The Internet Research Agency, a Kremlin-backed “troll farm” that was linked to oligarch Yevgeny Prigozhin, struggled to spread Moscow’s narrative more broadly. Pro-Russian messages—even those from official Russian government accounts—were met with a torrent of derisive replies from the North Atlantic Fellas Association (NAFO), a loosely organized collective of pro-Ukrainian posters with cartoon Shiba Inu avatars. “Fellas” were ubiquitous on Twitter, and their meme campaign against Russian disinformation was startlingly successful. Government and military officials in Ukraine and the United States were among those who voiced their support for the group by adopting “fella” avatars, as did Kaja Kallas, the prime minister of Estonia. NAFO members also donated hundreds of thousands of dollars to Ukrainian defense forces and charities.

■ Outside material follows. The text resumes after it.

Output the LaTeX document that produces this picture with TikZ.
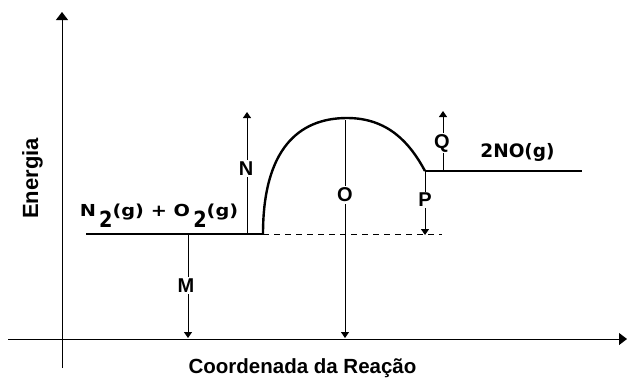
\documentclass[tikz,border=0pt]{standalone}
\usepackage{fontspec}
\setmainfont{Liberation Sans}
\newfontfamily\wide{DejaVu Sans}
\usetikzlibrary{arrows.meta}
\newcommand{\lowtwo}{\raisebox{-10.5pt}{\scalebox{1}[1.35]{2}}}
\begin{document}
\begin{tikzpicture}[x=1pt,y=-1pt,
  lbl/.style={font=\bfseries\fontsize{20}{22}\selectfont, inner sep=1pt},
  cut/.style={lbl, fill=white, inner sep=1.5pt},
  arr/.style={line width=1pt, -{Triangle[length=6pt,width=8pt]}},
  level/.style={line width=2.8pt},
  axis/.style={line width=1pt}]
\useasboundingbox (0,0) rectangle (628,378);
% axes
\coordinate (yb) at (62,368);
\coordinate (yt) at (62,12);
\coordinate (xl) at (8,339);
\coordinate (xr) at (627,339);
\draw[axis,-{Triangle[length=8pt,width=12pt]}] (yb) -- (yt);
\draw[axis,-{Triangle[length=8pt,width=12pt]}] (xl) -- (xr);
\node[lbl, font=\bfseries\fontsize{22}{24}\selectfont, rotate=90, anchor=base] (en) at (38,178.5) {Energia};
\node[lbl, font=\bfseries\fontsize{20.5}{24}\selectfont, anchor=base] (cr) at (302.5,373) {Coordenada da Reação};
% levels
\coordinate (r0) at (86,234);
\coordinate (r1) at (263,234);
\coordinate (p0) at (425,171);
\coordinate (p1) at (582,171);
\coordinate (pk) at (347,118);
\coordinate (d1) at (442,234);
\draw[level] (r0) -- (r1);
\draw[level] (p0) -- (p1);
\draw[line width=2.4pt] (r1) .. controls (263,150) and (298,118) .. (pk)
  .. controls (388,118) and (410,143) .. (p0);
\draw[line width=0.9pt, dash pattern=on 6pt off 5pt] (r1) -- (d1);
\node[lbl, font=\wide\bfseries\fontsize{16.5}{18}\selectfont, anchor=base] (reac) at (159,216.5) {\scalebox{1.17}[1]{N\,\lowtwo(g) + O\,\lowtwo(g)}};
\node[lbl, font=\wide\bfseries\fontsize{18.5}{20}\selectfont, anchor=base] (prod) at (517.5,157) {2NO(g)};
% arrows
\coordinate (m0) at (188,234);
\coordinate (m1) at (188,338);
\draw[arr] (m0) -- (m1);
\node[cut] (M) at (186,285.5) {M};
\coordinate (n0) at (247,234);
\coordinate (n1) at (247,112);
\draw[arr] (n0) -- (n1);
\node[cut] (N) at (246,168.5) {N};
\coordinate (o0) at (345,120);
\coordinate (o1) at (345,338);
\draw[arr] (o0) -- (o1);
\node[cut] (O) at (345,195) {O};
\coordinate (pp1) at (425,235);
\draw[arr] (p0) -- (pp1);
\node[cut] (P) at (425,200) {P};
\coordinate (q0) at (443,171);
\coordinate (q1) at (443,111);
\draw[arr] (q0) -- (q1);
\node[cut] (Q) at (442,143) {Q};
\end{tikzpicture}
\end{document}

These charitable efforts led NAFO to partner with Saint Javelin, a meme-based fundraising operation launched by Canadian journalist Christian Borys. Borys created Saint Javelin—a stylized Orthodox Madonna holding a Javelin antitank guided missile—and printed them on stickers in an effort to raise $500 for humanitarian aid in Ukraine. In what was perhaps the first military conflict to weaponize memes, Saint Javelin represented a powerful asset for the Ukrainian side. Borys’s operation dramatically expanded to a full clothing shop, with items depicting “saints” wielding a variety of Western weapons, and his contribution to Ukraine soon topped $1 million.